-- start of Dataset content --

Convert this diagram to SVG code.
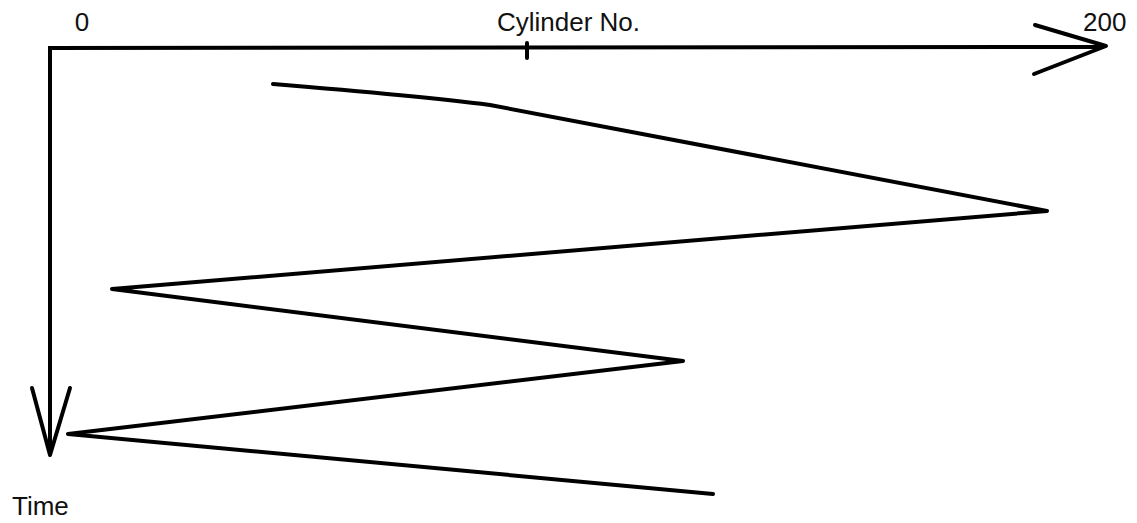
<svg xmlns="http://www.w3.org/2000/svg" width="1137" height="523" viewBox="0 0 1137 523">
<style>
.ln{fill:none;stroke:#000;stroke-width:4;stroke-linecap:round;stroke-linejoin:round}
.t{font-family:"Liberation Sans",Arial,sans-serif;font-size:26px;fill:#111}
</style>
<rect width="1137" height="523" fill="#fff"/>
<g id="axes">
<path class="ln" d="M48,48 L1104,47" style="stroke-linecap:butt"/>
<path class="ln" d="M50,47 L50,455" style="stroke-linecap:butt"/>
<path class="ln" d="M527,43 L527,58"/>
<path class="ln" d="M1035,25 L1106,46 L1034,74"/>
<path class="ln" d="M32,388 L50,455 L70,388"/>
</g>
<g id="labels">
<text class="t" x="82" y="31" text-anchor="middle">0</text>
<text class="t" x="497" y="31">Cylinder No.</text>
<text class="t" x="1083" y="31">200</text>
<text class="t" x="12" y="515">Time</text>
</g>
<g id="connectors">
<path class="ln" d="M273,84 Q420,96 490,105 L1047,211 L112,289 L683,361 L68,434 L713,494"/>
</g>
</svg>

-- end of Dataset content --

▸ Written instruction: Transcribe the material exactly, keeping every word and none of the pictures.

▸ Response below:
Convert this diagram to SVG code.
<svg xmlns="http://www.w3.org/2000/svg" width="1137" height="523" viewBox="0 0 1137 523">
<style>
.ln{fill:none;stroke:#000;stroke-width:4;stroke-linecap:round;stroke-linejoin:round}
.t{font-family:"Liberation Sans",Arial,sans-serif;font-size:26px;fill:#111}
</style>
<rect width="1137" height="523" fill="#fff"/>
<g id="axes">
<path class="ln" d="M48,48 L1104,47" style="stroke-linecap:butt"/>
<path class="ln" d="M50,47 L50,455" style="stroke-linecap:butt"/>
<path class="ln" d="M527,43 L527,58"/>
<path class="ln" d="M1035,25 L1106,46 L1034,74"/>
<path class="ln" d="M32,388 L50,455 L70,388"/>
</g>
<g id="labels">
<text class="t" x="82" y="31" text-anchor="middle">0</text>
<text class="t" x="497" y="31">Cylinder No.</text>
<text class="t" x="1083" y="31">200</text>
<text class="t" x="12" y="515">Time</text>
</g>
<g id="connectors">
<path class="ln" d="M273,84 Q420,96 490,105 L1047,211 L112,289 L683,361 L68,434 L713,494"/>
</g>
</svg>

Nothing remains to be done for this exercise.